The Zamboanga City port is near Zamboanga Sibugay, and so activities here also have positive spill-over effects on the province.  The province sources primary goods from Zamboanga City, which is just four hours by land. Barter goods are also traded in the Zamboanga City port. The port also serves as the exit point of Zamboanga Sibugay’s agricultural produce, such as natural rubber latex which is exported overseas for ISO certification. 

The Rubber Summit in Zamboanga Sibugay in February 2014 strengthened the goal of taking full use of the rubber industry’s economic potential in order to help uplift socio-economic conditions of the estimated 50,000 rubber smallholders and the different stakeholders of the rubber value chain. 

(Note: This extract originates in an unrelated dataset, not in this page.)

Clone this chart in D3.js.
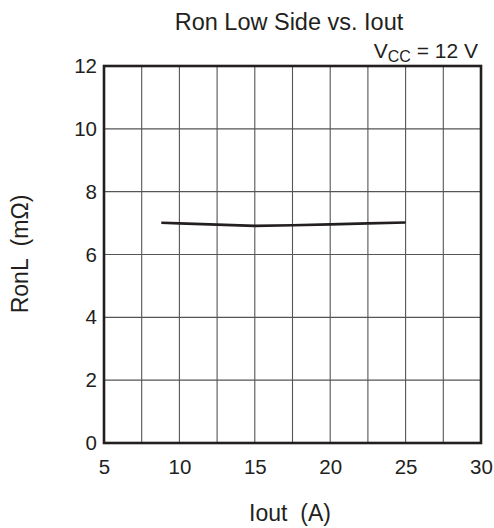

More investments are pouring in the province as indicated by the increasing number of colleges, formal and informal financial institutions, and real estate subdivisions in the last four years. 

As part of threats, the unsettled 20-day Zamboanga City stand-off between government and the Moro National Liberation Front (MNLF) in September 2013 as well as the Bangsamoro framework agreement -- which will eventually lead to a plebiscite -- will continually raise concerns on peace and order situation in the province, and the region at large. 

The capital town of Ipil used to be part of Zamboanga del Sur. About noon on April 4, 1995, a month before the mid-term elections, the terrorist Abu Sayyaf group allegedly went on a shooting rampage in Ipil’s commercial district, killing 55 people -- mostly civilians, hurting 50 more, and burning its public market and commercial center. Since then, peace and order situation here has always been volatile and has been a major consideration of potential investors.